Amazon Web Services (AWS), the company’s most profitable sector, is slowing sales. According to the layoff notice, AWS will lay off US, Canadian, and Costa Rican workers first. CEO Adam Selipsky and Human Resources Head Beth Galetti informed affected staff early Wednesday of the layoffs.
Amazon announced 9,000 layoffs earlier.
“It is a tough day across our organization,” AWS CEO Adam Selipsky stated in an internal memo obtained by CNBC. “Difficult decision to eliminate some roles across Amazon globally, including within AWS, and the conversations with impacted AWS employees started today, with notification messages sent to all impacted employees in the US, Canada, and Costa Rica,” he said.
“We are working hard to treat everyone impacted with respect and provide a number of resources and touchpoints to aid in this transition.” “This also includes packages that include a separation payment, transitional health insurance benefits, and external job placement support,” Selipsky added in the memo to Amazonians.
In March, CEO Andy Jassy announced 9,000 job layoffs on top of the 18,000 disclosed in November and January. Amazon laid off numerous advertising employees on April 18th as part of this plan.
Amazon lowered costs by freezing hiring, halting projects, and reducing warehouse development due to economic fears. Last month, Amazon CEO Andy Jassey remarked that due to the economy and “uncertainty that exists in the near future,” Amazon has streamlined.
Amazon, like Facebook’s parent firm Meta and Google’s parent company Alphabet, increased recruiting during the pandemic to fulfill homebound Americans’ online buying needs. During the epidemic, companies, government organizations, and schools hastened their cloud migration, helping Amazon and other cloud providers.
Layoffs are part of Amazon’s plan to cut costs amid falling revenue.
“However, in recent months, both AWS and advertisements have suffered slower growth due to corporations decreasing their spending in a difficult economic situation. As a result, the corporation trimmed costs, including staff. Earlier layoffs included certain AWS teams.
“Given [our] rapid growth, as well as the overall business and macroeconomic climate, it is critical that we focus on identifying and putting our resources behind our top priorities-those things that matter most to customers and that will move the needle for our business,” Selipsky writes. “In many cases this means team members are shifting the projects, initiatives or teams on which they work; however, in other cases it has resulted in these role eliminations.”

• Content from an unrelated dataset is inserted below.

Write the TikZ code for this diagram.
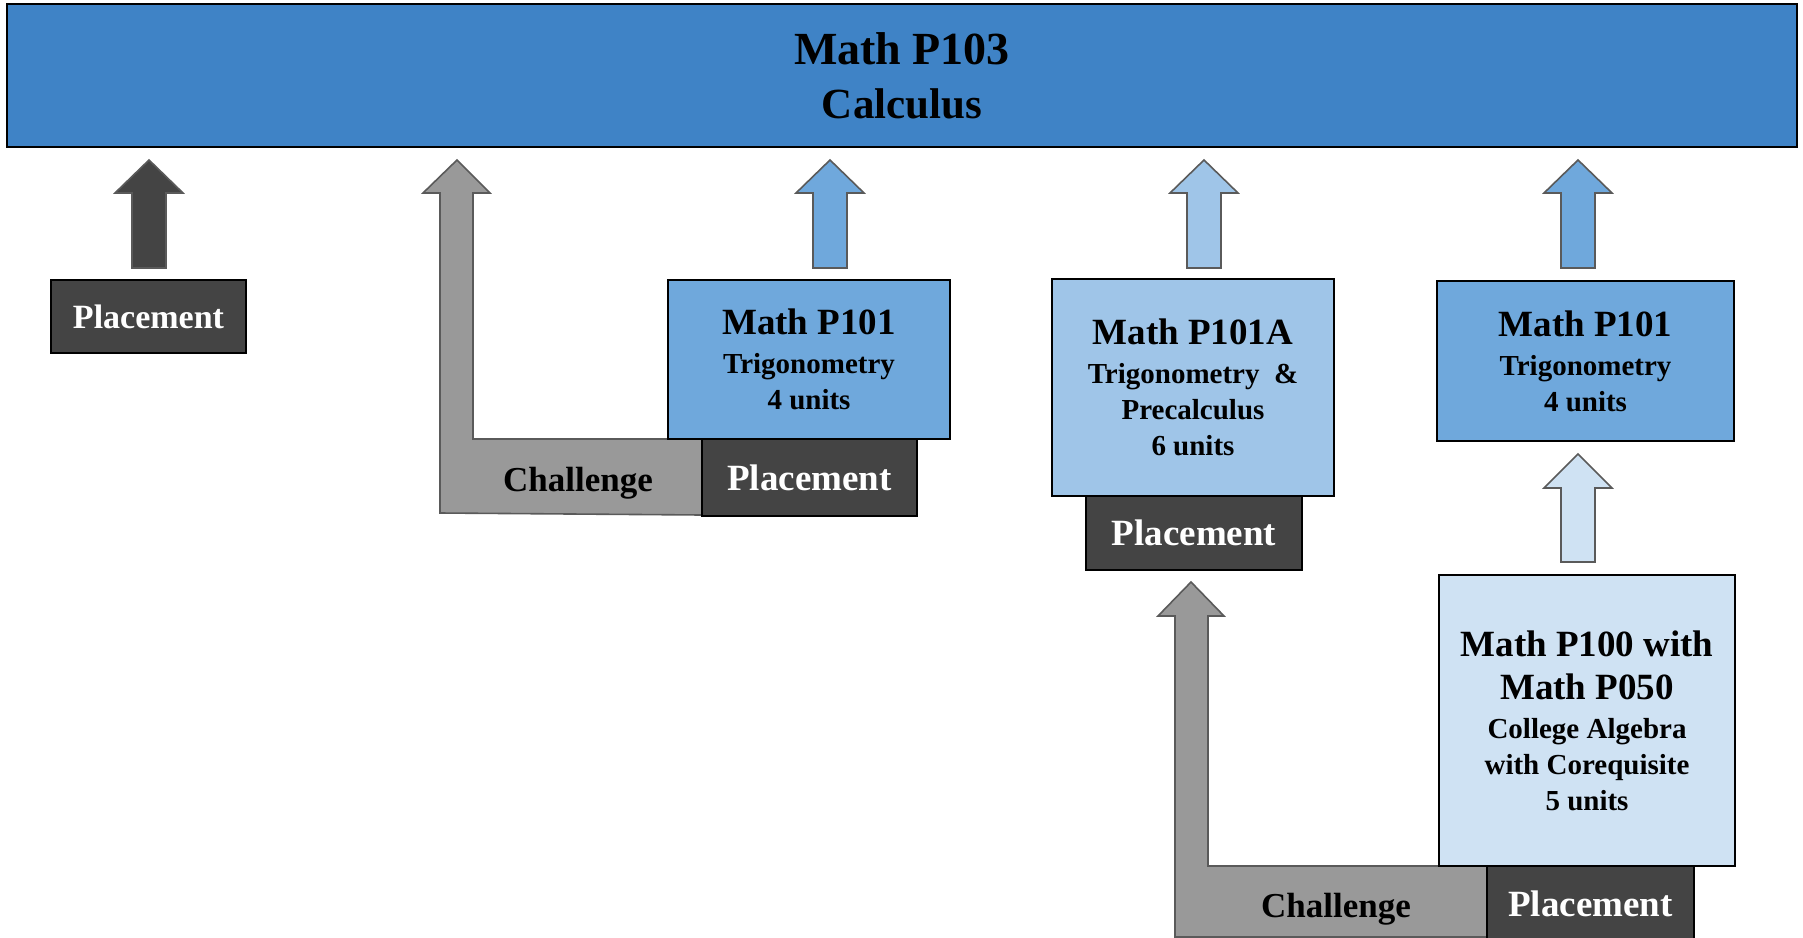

“We are focused on continuing to innovate in the areas that matter most to our customers as we help them minimise expense, innovate rapidly, and transform their organisations,” said Selipsky.
Selipsky added that job losses outside North America would follow local protocols, including talks with employee groups as necessary by law. AWS recruiters and the “Just Walk Out” technical group were previously laid off.
Recruiting, HR, retail, and device teams were hit in the first cuts. The HR group, which has been reduced and offered buyouts since November, was cut again on Wednesday. Beth Galetti, leader of the People Experience and Technology team (HR), disclosed the latest cuts in an email on Wednesday, acknowledging the impact on departing and staying staff.
“These decisions are not taken lightly, and I recognize the impact it will have across both those transitioning out of the company as well as our colleagues who remain,” HR head Beth Galetti addressed Amazonians.
Halo shut down by Amazon
Amazon also announced the closing of its Halo health and sleep tracker subsidiary on Wednesday. Amazon will reimburse Halo device orders made in the past year after discontinuing Halo services on July 31. The corporation has notified US and Canadian employees, although the number is unknown.
In 2020, the Halo division started with the Halo band, a fitness tracker that offered health monitoring and analysis. The division later released Halo View, a contactless sleep tracker, and Halo Rise, a smart alarm clock.